What is needed >> Return each line of the data below verbatim; pictures are to be left out.

The records >>
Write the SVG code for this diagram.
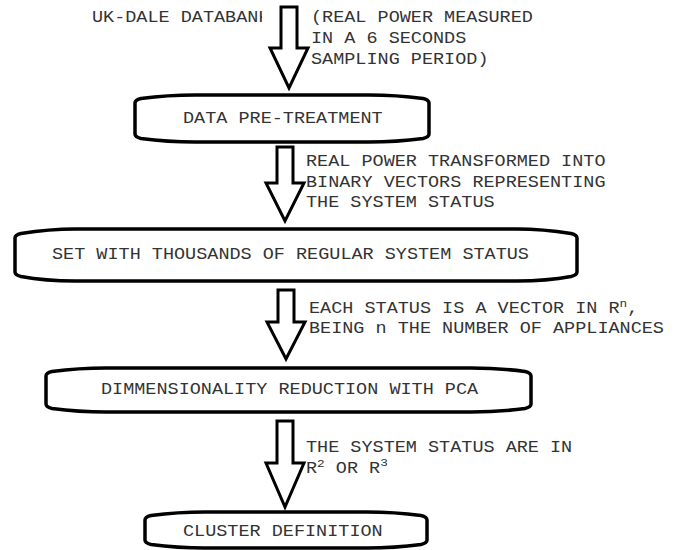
<svg xmlns="http://www.w3.org/2000/svg" width="687" height="550" viewBox="0 0 687 550">
  <style>
    .box { fill: #ffffff; stroke: #000000; stroke-width: 3.5; stroke-linejoin: round; }
    .arrow { fill: #ffffff; stroke: #000000; stroke-width: 3; stroke-linejoin: miter; }
    .t { font-family: "Liberation Mono", "DejaVu Sans Mono", monospace; font-size: 16px; fill: #333333; }
    .sup { font-size: 11px; }
  </style>
  <defs>
    <clipPath id="clipSource">
      <rect x="0" y="0" width="262" height="40"/>
    </clipPath>
  </defs>
  <rect width="687" height="550" fill="#ffffff"/>

  <!-- block arrows between the stages -->
  <g id="connectors">
    <polygon class="arrow" points="281,7 297,7 297,48 308,48 289,88 270,48 281,48"/>
    <polygon class="arrow" points="277,147 293,147 293,183 304,183 285,221 266,183 277,183"/>
    <polygon class="arrow" points="278,290 294,290 294,322 305,322 286,359 267,322 278,322"/>
    <polygon class="arrow" points="277,421 293,421 293,463 304,463 285,507 266,463 277,463"/>
  </g>

  <!-- source label and arrow notes -->
  <g id="source">
    <g clip-path="url(#clipSource)">
      <text class="t" transform="translate(92,22) scale(1.156,1)">UK-DALE DATABANK</text>
    </g>
  </g>
  <g id="note-sampling">
    <text class="t" transform="translate(311,22) scale(1.156,1)">(REAL POWER MEASURED</text>
    <text class="t" transform="translate(311,43) scale(1.156,1)">IN A 6 SECONDS</text>
    <text class="t" transform="translate(311,64) scale(1.156,1)">SAMPLING PERIOD)</text>
  </g>

  <g id="pretreatment">
    <path class="box" d="M135,103 Q135,100 141,98.5 C160,96 175,95 195,95 H369 C389,95 404,96 423,98.5 Q429,100 429,103 V134 Q429,137 423,138.5 C404,141 389,142 369,142 H195 C175,142 160,141 141,138.5 Q135,137 135,134 Z"/>
    <text class="t" transform="translate(183,123) scale(1.156,1)">DATA PRE-TREATMENT</text>
  </g>

  <g id="note-binary">
    <text class="t" transform="translate(306,166) scale(1.156,1)">REAL POWER TRANSFORMED INTO</text>
    <text class="t" transform="translate(306,187) scale(1.156,1)">BINARY VECTORS REPRESENTING</text>
    <text class="t" transform="translate(306,207) scale(1.156,1)">THE SYSTEM STATUS</text>
  </g>

  <g id="status-set">
    <path class="box" d="M15,238 Q15,235 21,233.5 C40,230.5 55,229 75,229 H517 C537,229 552,230.5 571,233.5 Q577,235 577,238 V272 Q577,275 571,276.5 C552,280 537,281 517,281 H75 C55,281 40,280 21,276.5 Q15,275 15,272 Z"/>
    <text class="t" transform="translate(52,259) scale(1.156,1)">SET WITH THOUSANDS OF REGULAR SYSTEM STATUS</text>
  </g>

  <g id="note-vector">
    <text class="t" transform="translate(309,313) scale(1.156,1)">EACH STATUS IS A VECTOR IN R<tspan class="sup" dy="-6">n</tspan><tspan dy="6">,</tspan></text>
    <text class="t" transform="translate(309,333) scale(1.156,1)">BEING n THE NUMBER OF APPLIANCES</text>
  </g>

  <g id="pca">
    <path class="box" d="M46,376 Q46,373 52,371.5 C71,369 86,368 106,368 H471 C491,368 506,369 525,371.5 Q531,373 531,376 V404 Q531,407 525,408.5 C506,411 491,412 471,412 H106 C86,412 71,411 52,408.5 Q46,407 46,404 Z"/>
    <text class="t" transform="translate(101,394) scale(1.156,1)">DIMMENSIONALITY REDUCTION WITH PCA</text>
  </g>

  <g id="note-reduced">
    <text class="t" transform="translate(306,452) scale(1.156,1)">THE SYSTEM STATUS ARE IN</text>
    <text class="t" transform="translate(306,473) scale(1.156,1)">R<tspan class="sup" dy="-6">2</tspan><tspan dy="6"> OR R</tspan><tspan class="sup" dy="-7">3</tspan></text>
  </g>

  <g id="clusters">
    <path class="box" d="M145,520 Q145,517 151,515.5 C170,513 185,512 205,512 H367 C387,512 402,513 421,515.5 Q427,517 427,520 V540 Q427,543 421,544.5 C402,547 387,548 367,548 H205 C185,548 170,547 151,544.5 Q145,543 145,540 Z"/>
    <text class="t" transform="translate(183,536) scale(1.156,1)">CLUSTER DEFINITION</text>
  </g>
</svg>
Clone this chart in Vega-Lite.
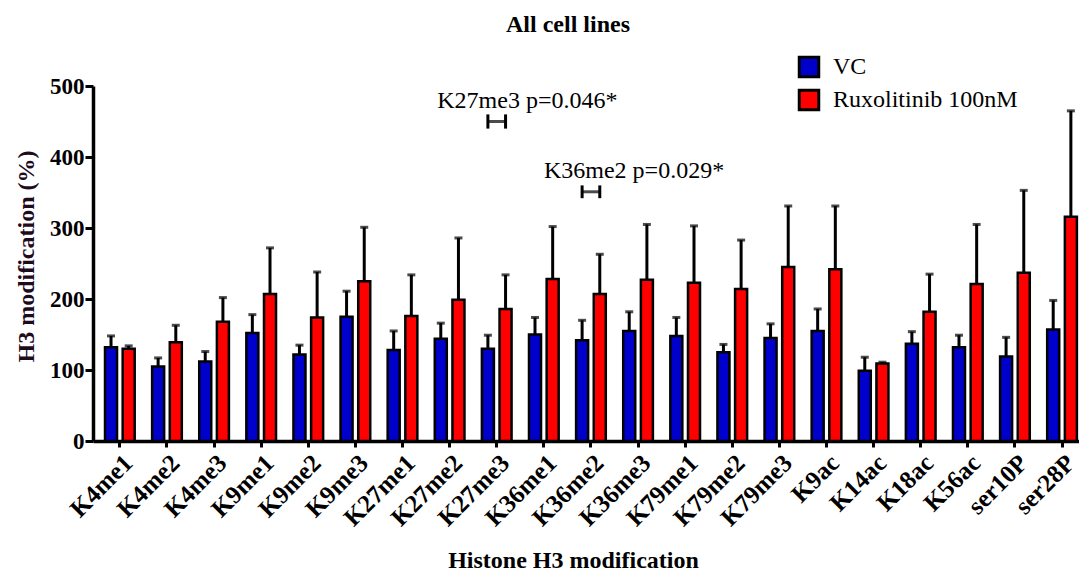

Result of this task >>
Write the SVG code for this diagram.
<svg xmlns="http://www.w3.org/2000/svg" width="687" height="550" viewBox="0 0 687 550">
  <style>
    .box { fill: #ffffff; stroke: #000000; stroke-width: 3.5; stroke-linejoin: round; }
    .arrow { fill: #ffffff; stroke: #000000; stroke-width: 3; stroke-linejoin: miter; }
    .t { font-family: "Liberation Mono", "DejaVu Sans Mono", monospace; font-size: 16px; fill: #333333; }
    .sup { font-size: 11px; }
  </style>
  <defs>
    <clipPath id="clipSource">
      <rect x="0" y="0" width="262" height="40"/>
    </clipPath>
  </defs>
  <rect width="687" height="550" fill="#ffffff"/>

  <!-- block arrows between the stages -->
  <g id="connectors">
    <polygon class="arrow" points="281,7 297,7 297,48 308,48 289,88 270,48 281,48"/>
    <polygon class="arrow" points="277,147 293,147 293,183 304,183 285,221 266,183 277,183"/>
    <polygon class="arrow" points="278,290 294,290 294,322 305,322 286,359 267,322 278,322"/>
    <polygon class="arrow" points="277,421 293,421 293,463 304,463 285,507 266,463 277,463"/>
  </g>

  <!-- source label and arrow notes -->
  <g id="source">
    <g clip-path="url(#clipSource)">
      <text class="t" transform="translate(92,22) scale(1.156,1)">UK-DALE DATABANK</text>
    </g>
  </g>
  <g id="note-sampling">
    <text class="t" transform="translate(311,22) scale(1.156,1)">(REAL POWER MEASURED</text>
    <text class="t" transform="translate(311,43) scale(1.156,1)">IN A 6 SECONDS</text>
    <text class="t" transform="translate(311,64) scale(1.156,1)">SAMPLING PERIOD)</text>
  </g>

  <g id="pretreatment">
    <path class="box" d="M135,103 Q135,100 141,98.5 C160,96 175,95 195,95 H369 C389,95 404,96 423,98.5 Q429,100 429,103 V134 Q429,137 423,138.5 C404,141 389,142 369,142 H195 C175,142 160,141 141,138.5 Q135,137 135,134 Z"/>
    <text class="t" transform="translate(183,123) scale(1.156,1)">DATA PRE-TREATMENT</text>
  </g>

  <g id="note-binary">
    <text class="t" transform="translate(306,166) scale(1.156,1)">REAL POWER TRANSFORMED INTO</text>
    <text class="t" transform="translate(306,187) scale(1.156,1)">BINARY VECTORS REPRESENTING</text>
    <text class="t" transform="translate(306,207) scale(1.156,1)">THE SYSTEM STATUS</text>
  </g>

  <g id="status-set">
    <path class="box" d="M15,238 Q15,235 21,233.5 C40,230.5 55,229 75,229 H517 C537,229 552,230.5 571,233.5 Q577,235 577,238 V272 Q577,275 571,276.5 C552,280 537,281 517,281 H75 C55,281 40,280 21,276.5 Q15,275 15,272 Z"/>
    <text class="t" transform="translate(52,259) scale(1.156,1)">SET WITH THOUSANDS OF REGULAR SYSTEM STATUS</text>
  </g>

  <g id="note-vector">
    <text class="t" transform="translate(309,313) scale(1.156,1)">EACH STATUS IS A VECTOR IN R<tspan class="sup" dy="-6">n</tspan><tspan dy="6">,</tspan></text>
    <text class="t" transform="translate(309,333) scale(1.156,1)">BEING n THE NUMBER OF APPLIANCES</text>
  </g>

  <g id="pca">
    <path class="box" d="M46,376 Q46,373 52,371.5 C71,369 86,368 106,368 H471 C491,368 506,369 525,371.5 Q531,373 531,376 V404 Q531,407 525,408.5 C506,411 491,412 471,412 H106 C86,412 71,411 52,408.5 Q46,407 46,404 Z"/>
    <text class="t" transform="translate(101,394) scale(1.156,1)">DIMMENSIONALITY REDUCTION WITH PCA</text>
  </g>

  <g id="note-reduced">
    <text class="t" transform="translate(306,452) scale(1.156,1)">THE SYSTEM STATUS ARE IN</text>
    <text class="t" transform="translate(306,473) scale(1.156,1)">R<tspan class="sup" dy="-6">2</tspan><tspan dy="6"> OR R</tspan><tspan class="sup" dy="-7">3</tspan></text>
  </g>

  <g id="clusters">
    <path class="box" d="M145,520 Q145,517 151,515.5 C170,513 185,512 205,512 H367 C387,512 402,513 421,515.5 Q427,517 427,520 V540 Q427,543 421,544.5 C402,547 387,548 367,548 H205 C185,548 170,547 151,544.5 Q145,543 145,540 Z"/>
    <text class="t" transform="translate(183,536) scale(1.156,1)">CLUSTER DEFINITION</text>
  </g>
</svg>
Clone this chart in Vega-Lite.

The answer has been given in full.